I used to explore “thinnest lines,” but now the line itself and minuteness are not most important. Today, I mostly don’t “draw,” but make fine lines vague by scraping out or even erasing them on purpose. My aim has changed from drawing to scraping or pulling out the fibers. Even if I draw precisely, I demolish the lines. I deny a certain fixed idea and absoluteness. In my recent work, it is important for me to cut, inflate and reconnect lines. I create as I mix the energy inherent to the paper and the hypothesis, “a space is a living thing.” Before I begin a piece, I do not decide the final shape or consider an eventual beauty. My final work is a result of the accumulation of each rip. The first rip leads to the next, revealing the spectrum of possibility, and I choose one from these possibilities. I do this again and again. I hope to create an opportunity for the viewers to participate in and try to do floating-ripping.
What prompted the introduction of color into your works?
I encounter a lot of intense experiences in my daily life, and I wanted to represent those things as New York portraits. I feel that those colors stop washi’s breath, smother it, suffocate it. It was tough for me to see it, but it was also interesting to see how the fibers break out and harden.

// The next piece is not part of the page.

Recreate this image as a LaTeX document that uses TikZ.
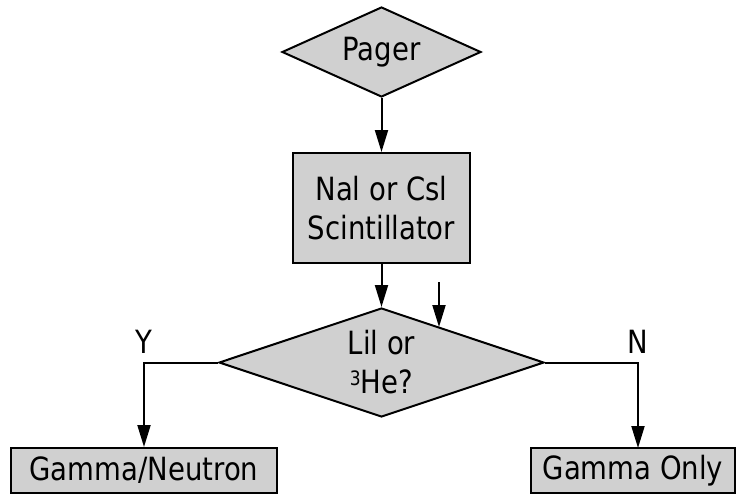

With your new pieces, we not only see the emergence of color, but also a greater sense of light, glittering beneath gossamer, captured by gold and silver leaf. What sparked this incorporation of metallics and relationship with light? You also present several pieces devoid of ink, ruled instead by textural intricacies. What led to this exploration?
One of my principal themes is to create a work that could represent the phenomenon of conflict between “exist” and “not exist.” I use the gold, silver and black pigment to represent a metaphor of “exist.” Washi works as a substance for a space where both things (exist and non-exist) can be together. I use new materials and mixed with them because I want to represent the diversity of “existing” things. I created a work that reveals acrylic and sumi ink dominantly, a work that has only washi in order to represent something that does not exist, and a work that has both effects piling up.
Do you feel that your work, despite its sentiment of building up and defying gravity simultaneously reveals the reciprocal effect (collapse and destruction)?
I used to think that as I rip washi, I resist gravity, but now, “against gravity” means to me “beyond the gravity” or “break the gravity.” Instead of resisting it, I work with it, changing my consciousness. The act of ripping and a quality of performance are both very important for my work because both generate feelings. I think I rip in order to obtain those feelings. This is kind of meditation.
What’s next for you?
First, I would like to make a large work without a frame. In order to do that, I will need to cooperate with a paper craftsman to make a continuous, large sheet of Japanese paper. Secondly, I want to try a new method: I paste washi on my skin and draw on it as I stimulate my sense, and then I peel it off and make my work with it. I would like to create a work focusing on the sensitivity of skin and the sensation of touch. Finally, I would like to consider how I can specifically rip a space itself.
Following last year’s sold-out exhibition, Ronin Gallery is thrilled to welcome back Cyoko Tamai for Asia Contemporary Art Week (ACAW), October 28th through November 8th, 2015. There is no better time to present this visionary artist’s newest work than through this dynamic platform bridging New York and Asia through innovative projects and provocative dialogues. Thank you to Cyoko, for your unyielding innovation and inexhaustible talent, Miwako Tezuka, for your support and gracious letter, and to the Ronin Gallery team, for making this exhibition such a success. It has been such a pleasure to watch Cyoko’s shining talent come to life, to witness her vision develop, and to embrace her as part of the Ronin family. She is truly a luminous presence and a joy to know. We are so proud to present this visionary artist in Against Gravity: Cyoko Tamai.